The equations may not be intuitive at first glance. One can accept them and move on, or one can study how they were derived. If one choses to accept them and move on (possibly to come back to the derivation later), one needs to make sure that one has chosen a reputable source to learn from, such as a textbook. Popular articles are not the best source for learning with this technique. Studying the derivations can be very rewarding if one has the patience and motivation to do so.

 

[sweet springs]

Hi. In a current carrying conductor because of special relativity amount of protons and electrons differ so we get an electric field or as we call it magnetic field.

Usually current wire is charged with excess or scarcity of electrons so that Poynting vector be generated in combination with electric field by surplus charge and magnetic field by current to carry energy along the wire.

So if magnetic field is just an electric field how is it that the charge has to move so that magnetic field would exert a force on it? Electric field doesn't require that.

We do not need density components of positive ions and electrons, but integrated 4-current (density) $(\rho, \mathbf{j})$ to consider Lorentz transformation. As above said by colleagues magnetic force does not reduced to electric force.
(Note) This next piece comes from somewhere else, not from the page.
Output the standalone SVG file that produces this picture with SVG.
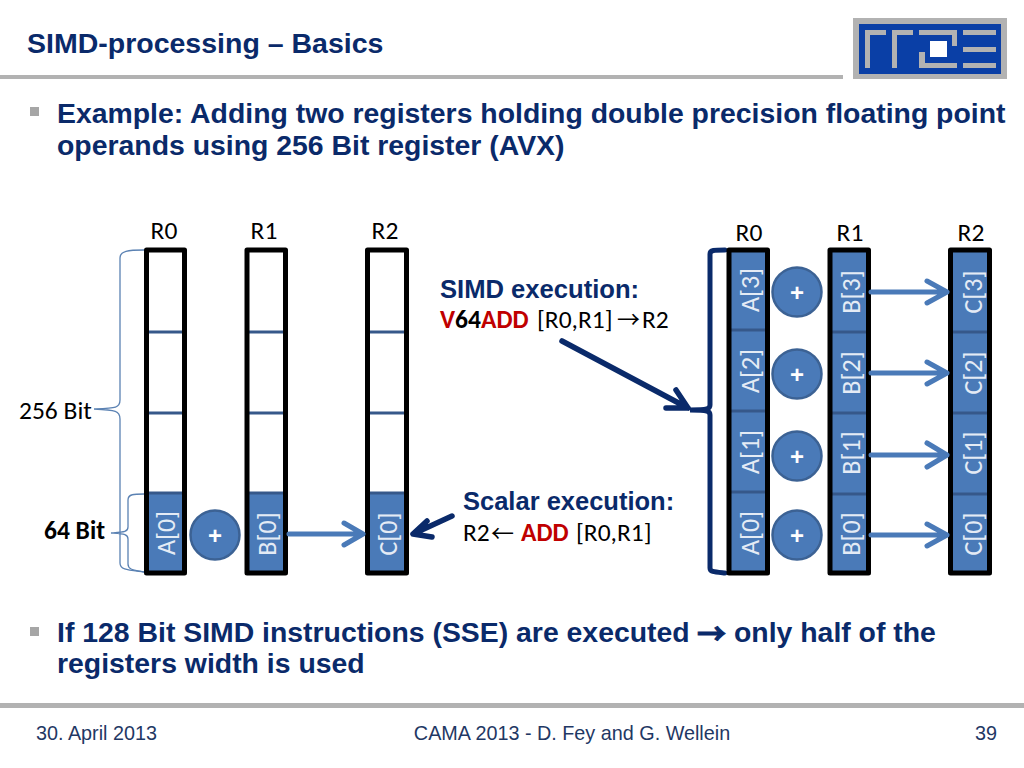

They work in combination as $$F=q(E+v\times B)$$.

 

[SiennaTheGr8]

This is Edward Purcell's explanation of how magnetic fields arise from length contraction; you'll find a reasonably complete explanation of it here: http://physics.weber.edu/schroeder/mrr/mrrtalk.html. This is by no means a complete explanation of how magnetic fields arise; it is best thought of as a physical motivation for the more abstract and powerful methods that @Dale mentions above.

[emphasis added by me]

That crucial caveat is often left out, resulting in the misunderstanding that "electricity + length contraction = magnetism." Certainly this formulation doesn't explain electromagnetic waves, say.